I determined from that moment on to be a different kind of gardener. From then on, every unknown plant in my garden seemed less problematic and more like an opportunity to cultivate beauty. Should this plant stay, or should it go? Do I like it here? Is it beautiful? That first year in our new home I mercilessly pulled many bindweeds that were choking my lawn. I dedicated myself to maintaining an acceptable level of dandelions, but I let the cosmos have their way in my mulch borders and I stopped thinking twice about it. I accepted that they would tickle my legs and be in the way as I harvested my summer squash. I let the place feel wild—and it felt good.

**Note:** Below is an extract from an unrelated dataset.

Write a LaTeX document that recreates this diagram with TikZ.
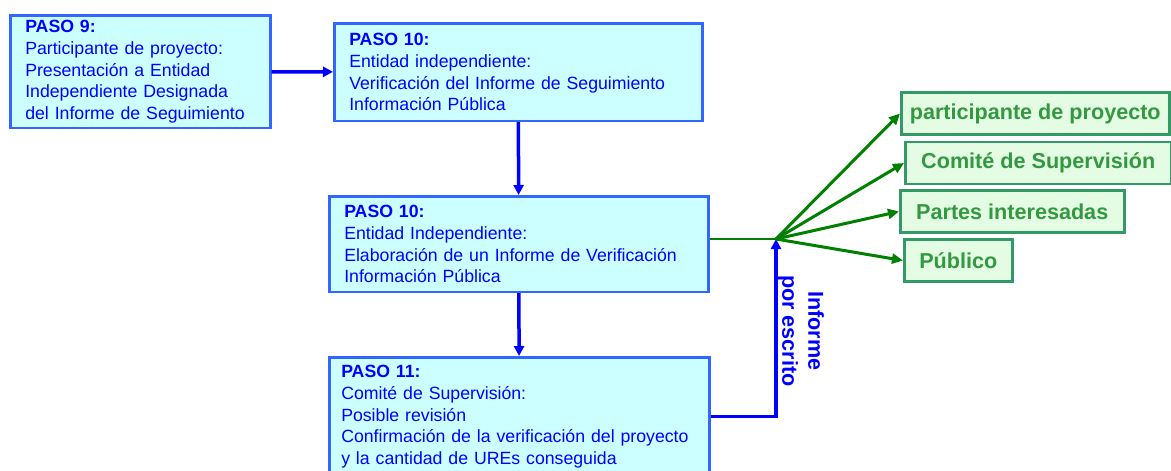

Fast forward to the present day; I bought a house with a lawn full of weeds. Truly, I hesitate to even call it a lawn because the grass patches are few and far between, and the weeds, or any other plant that is not grass, are everywhere in between the patches of dirt from the two dogs that used to live and dig here. The first month of summer it was so dry that we didn’t even need to mow because there was nothing growing, and even the weeds were few are far between. All I wanted in those early summer days was green.
Then we went to Florida for a week on vacation, and when we returned we were stunned to see that our yard had transformed. Through a little rain and warm weather, we returned to tall grass, and weeds that all looked ready to bloom—you see, the truth is that once again, many of my so-called weeds were actually flowers.
Wild oats. Wild sage. Alfalfa. Tiny little alpine purple asters. Of course the Hollyhocks which looks like tall and obstinate weeds with huge leaves unless you know any different. Unless you’ve seen the glory of their three foot tall flower spikes, huge flowers feeding the hummingbirds and butterflies. Of course there are many others which I have not yet identified. But I discovered that I have two golden current bushes. And the chokecherries in the back corner of my garden remind me of the ones that used to hang from my backdoor neighbors yard, dripping their fruit tantalizingly to my side of the fence, tempting me to make jam and popsicles and wild cherry syrup. (Which I did—sharing some with my neighbor of course.)
Seeing the wildflowers for what they are really are requires a kind of joyful surrender—a kind of freeing laziness perhaps. For the moments I allow them to be, I decide that control is overrated, and tell the voice of the micromanaging landlady in my head to put a sock in it. I discover to my joy that surprising beauty flourishes where I least expect it.
Good things take time. And its worth noting that some of my favorite things weren’t always good at first—or at least they didn’t always seem that way to me. Perhaps this is a universal truth? Perhaps there are moments every day of my life when I get to ask the question, is this a weed? Or is this a wildflower?
When the children of a friend of mine come for a summer picnic in my yard, they gather fistfuls of tiny blooms from every corner of my patch of weeds. They arrange elaborate bouquets in colored glass vases and old jam jars, and behind their gleaming eyes all I see are wildflowers.
Weeds or Wildflowers?
thank you Grace!
Much truth in this!
I agree - perfection is overrated, especially for moms of young children.
Enjoy those beautiful children, you have many more important things to do other than pulling "weeds"!